En cierto sentido, sí. Mi padre era un hombre muy recto y, quizá, por eso mismo, también muy estricto. Pero nosotros sabíamos que se debía a que era un hombre muy justo. Y soportábamos sus exigencias con la mayor naturalidad. Y nuestra madre, por su parte, suplía lo que a mi padre le pudiera faltar de suavidad a la hora de exigir. Mis padres tenían dos temperamentos muy distintos, pero precisamente gracias a sus diferencias, se complementa han perfectamente. En mi casa había mucha exigencia, sí, debo confesarlo, Pero también había mucha alegría, mucho cariño. Los hermanos jugábamos mucho juntos y nuestros padres, siempre que podían, sacaban tiempo también para compartirlo con nosotros. Y, como a todos nos gustaba la música, también procurábamos disfrutarla juntos; aquello nos servía para reponer fuerzas.

Hablando de su familia, ¿se podría decir que su familia era exageradamente religiosa?

Puede ser. Mi padre era muy buen creyente. Todos los domingos iba a Misa a las seis de la mañana, y luego volvía a las nueve al Oficio divino (son Horas canónicas), y por la tarde iba otra vez. Y, en cambio, la religiosidad de mi madre era, sobre todo, más sentida, acogedora, Aunque cada uno a su estilo, en ese punto mis padres también coincidían en lo principal: en casa, la religión era lo más importante de todo.

Pero, en su casa, ¿cómo recibían la educación religiosa? Porque ahora este tema resulta muy problemático para muchos padres.

En mi casa la religión era parte integrante de nuestra vida.
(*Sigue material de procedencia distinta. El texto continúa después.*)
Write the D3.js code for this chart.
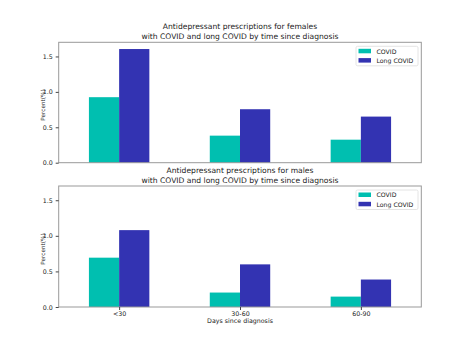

Rezábamos en familia. Se bendecía la mesa en todas las comidas. Íbamos a Misa diaria cuando el horario de la escuela lo permitía, y los domingos asistíamos todos, en familia. Después de jubilarse mi padre también rezábamos el rosario en familia con bastante frecuencia, y asistíamos al Catecismo de la escuela, aparte de lo que hiciéramos en casa. A nuestro padre le gustaba comprarnos las lecturas que le parecían adecuadas a nuestra edad, por ejemplo recuerdo algunas revistas infantiles de cuando hicimos la Primera Comunión. Pero esto que le estoy contando era todo, quiero decir, que no tuvimos una educación exageradamente religiosa: íbamos a la Iglesia juntos y rezábamos en familia, eso era todo.